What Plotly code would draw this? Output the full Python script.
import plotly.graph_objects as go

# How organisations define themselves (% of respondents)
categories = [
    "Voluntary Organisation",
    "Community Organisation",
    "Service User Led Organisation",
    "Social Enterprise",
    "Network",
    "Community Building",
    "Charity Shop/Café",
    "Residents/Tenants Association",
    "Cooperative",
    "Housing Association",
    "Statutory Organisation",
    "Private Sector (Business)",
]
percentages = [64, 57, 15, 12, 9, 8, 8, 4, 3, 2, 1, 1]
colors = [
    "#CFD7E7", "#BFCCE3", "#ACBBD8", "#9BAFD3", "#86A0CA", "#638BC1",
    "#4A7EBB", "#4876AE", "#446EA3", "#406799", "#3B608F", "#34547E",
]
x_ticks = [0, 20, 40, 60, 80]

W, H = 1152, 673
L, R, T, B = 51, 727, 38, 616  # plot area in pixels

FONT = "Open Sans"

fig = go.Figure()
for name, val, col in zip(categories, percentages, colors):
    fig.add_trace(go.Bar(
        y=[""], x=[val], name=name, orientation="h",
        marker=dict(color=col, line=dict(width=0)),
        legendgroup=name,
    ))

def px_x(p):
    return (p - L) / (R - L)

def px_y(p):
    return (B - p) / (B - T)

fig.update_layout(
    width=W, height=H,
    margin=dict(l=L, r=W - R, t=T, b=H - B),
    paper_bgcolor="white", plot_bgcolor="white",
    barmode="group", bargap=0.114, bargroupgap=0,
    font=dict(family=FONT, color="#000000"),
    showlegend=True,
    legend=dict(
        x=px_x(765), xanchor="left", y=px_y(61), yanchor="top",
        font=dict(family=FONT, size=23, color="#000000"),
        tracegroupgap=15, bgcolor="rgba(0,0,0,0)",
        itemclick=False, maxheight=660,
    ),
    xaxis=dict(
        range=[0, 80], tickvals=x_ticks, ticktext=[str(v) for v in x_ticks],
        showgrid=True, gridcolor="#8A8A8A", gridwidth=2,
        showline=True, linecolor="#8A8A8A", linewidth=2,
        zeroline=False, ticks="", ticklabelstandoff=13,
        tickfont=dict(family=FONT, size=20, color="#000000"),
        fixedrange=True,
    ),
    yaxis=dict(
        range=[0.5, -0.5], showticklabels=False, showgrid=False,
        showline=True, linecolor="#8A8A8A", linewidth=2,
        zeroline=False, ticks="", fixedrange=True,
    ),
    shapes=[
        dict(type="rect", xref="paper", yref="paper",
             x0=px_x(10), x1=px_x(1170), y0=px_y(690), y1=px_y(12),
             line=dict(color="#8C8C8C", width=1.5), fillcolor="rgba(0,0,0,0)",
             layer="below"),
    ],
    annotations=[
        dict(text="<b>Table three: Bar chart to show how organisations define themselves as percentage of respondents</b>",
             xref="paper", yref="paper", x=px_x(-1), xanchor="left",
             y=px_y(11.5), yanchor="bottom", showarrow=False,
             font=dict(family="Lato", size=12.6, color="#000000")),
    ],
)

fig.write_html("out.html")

———

## What you are asked to do
Only the lines from the start of the data to the line holding "return (B - p) / (B - T)" are wanted; return them exactly, both ends included.

## Problem solution
What Plotly code would draw this? Output the full Python script.
import plotly.graph_objects as go

# How organisations define themselves (% of respondents)
categories = [
    "Voluntary Organisation",
    "Community Organisation",
    "Service User Led Organisation",
    "Social Enterprise",
    "Network",
    "Community Building",
    "Charity Shop/Café",
    "Residents/Tenants Association",
    "Cooperative",
    "Housing Association",
    "Statutory Organisation",
    "Private Sector (Business)",
]
percentages = [64, 57, 15, 12, 9, 8, 8, 4, 3, 2, 1, 1]
colors = [
    "#CFD7E7", "#BFCCE3", "#ACBBD8", "#9BAFD3", "#86A0CA", "#638BC1",
    "#4A7EBB", "#4876AE", "#446EA3", "#406799", "#3B608F", "#34547E",
]
x_ticks = [0, 20, 40, 60, 80]

W, H = 1152, 673
L, R, T, B = 51, 727, 38, 616  # plot area in pixels

FONT = "Open Sans"

fig = go.Figure()
for name, val, col in zip(categories, percentages, colors):
    fig.add_trace(go.Bar(
        y=[""], x=[val], name=name, orientation="h",
        marker=dict(color=col, line=dict(width=0)),
        legendgroup=name,
    ))

def px_x(p):
    return (p - L) / (R - L)

def px_y(p):
    return (B - p) / (B - T)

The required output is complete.